L'application n'a jamais remarqué que les chèques portaient tous le même numéro. Elle ne s'est jamais aperçue non plus que le montant inscrit en chiffres avait été grossièrement manipulé. Pas fort !

Le fraudeur a même réussi à encaisser des chèques postdatés qui n'étaient valides qu'à partir de décembre prochain ainsi que des chèques périmés qui étaient trop vieux pour être déposés. Ici encore, l'application n'a jamais décelé que la date était non conforme. Inquiétant.

À quoi bon faire un chèque postdaté, si la personne qui le reçoit peut facilement l'encaisser plus tôt que prévu ? Cela risque de plonger votre compte à découvert et entraîner des frais importants.

Pour sa part, Mme Langlais a vu passer dans son compte près de 2000 $ en trop en quelques semaines. Elle a eu beau avertir la Banque Royale, les mêmes chèques continuent d'être encaissés en boucle, comme dans un cauchemar qui revient sans cesse.

La banque lui a offert de fermer son compte illico pour régler le problème. Mais cette solution ne convenait pas à la femme d'affaires qui a de nombreux chèques postdatés en circulation et toutes sortes de paiements automatiques associés à son compte d'entreprise. Un peu de temps lui était nécessaire avant de pouvoir changer de compte.

Il aura fallu qu'elle se batte avec la banque pour qu'on lui offre finalement de procéder gratuitement à des oppositions à paiement sur les chèques problématiques. La Banque Royale m'a aussi certifié que les deux soeurs avaient été entièrement remboursées pour les sommes prélevées en trop dans leurs comptes.

C'est bien la moindre des choses !

***

Cette histoire prouve qu'il faut scruter attentivement vos relevés de compte. Sinon, vos chèques pourraient être encaissés en double, en triple ou même davantage, sans que la banque lève le petit doigt.

Cette mésaventure démontre aussi que les chèques sont un mode de paiement qui vieillit mal. Les banques suggèrent d'ailleurs à leur clientèle de privilégier d'autres modes de paiement, comme les virements électroniques, pour réduire les risques de fraude.

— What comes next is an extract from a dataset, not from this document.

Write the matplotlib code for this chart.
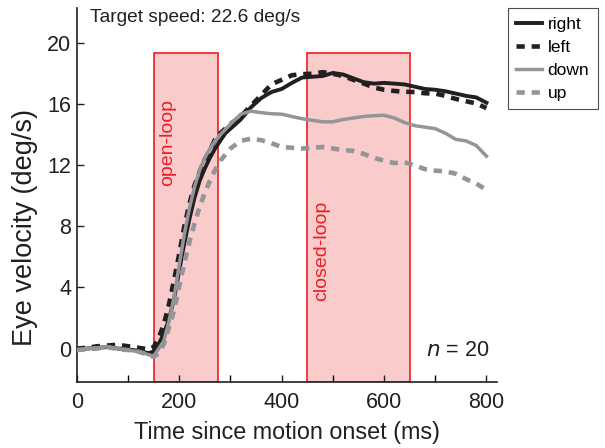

Déjà, l'usage de chèques a fondu de moitié depuis le début des années 90, au profit des modes de paiement électronique. Mais les institutions financières du pays traitent encore près d'un milliard de chèques par année, selon l'Association canadienne des paiements.

Malheureusement, les fraudes par chèque sont fréquentes, m'a confié Lisanne Roy Beauchamp, chef d'équipe du Centre antifraude de la Gendarmerie royale du Canada. Le plus souvent, les fraudeurs concoctent des chèques frauduleux. À l'aide d'une application mobile, ils les déposent dans le compte d'individus dont ils ont volé l'identité, pour ressortir l'argent tout de suite après.

Rien pour rassurer les deux soeurs qui souhaitent que les applications mobiles soient améliorées pour être parfaitement sécuritaires et que les banques épinglent les fraudeurs pour éviter que d'autres personnes ne soient victimes du même stratagème.

Elles-mêmes ont voulu déposer une plainte à la police contre le fraudeur. Mais on leur a répondu que c'était impossible puisque la banque les avait remboursées, si bien qu'elles n'ont pas subi de dommage. Ce serait donc à la banque, qui est la réelle victime, de porter plainte. Mais la Royale a refusé de me dire si elle le ferait.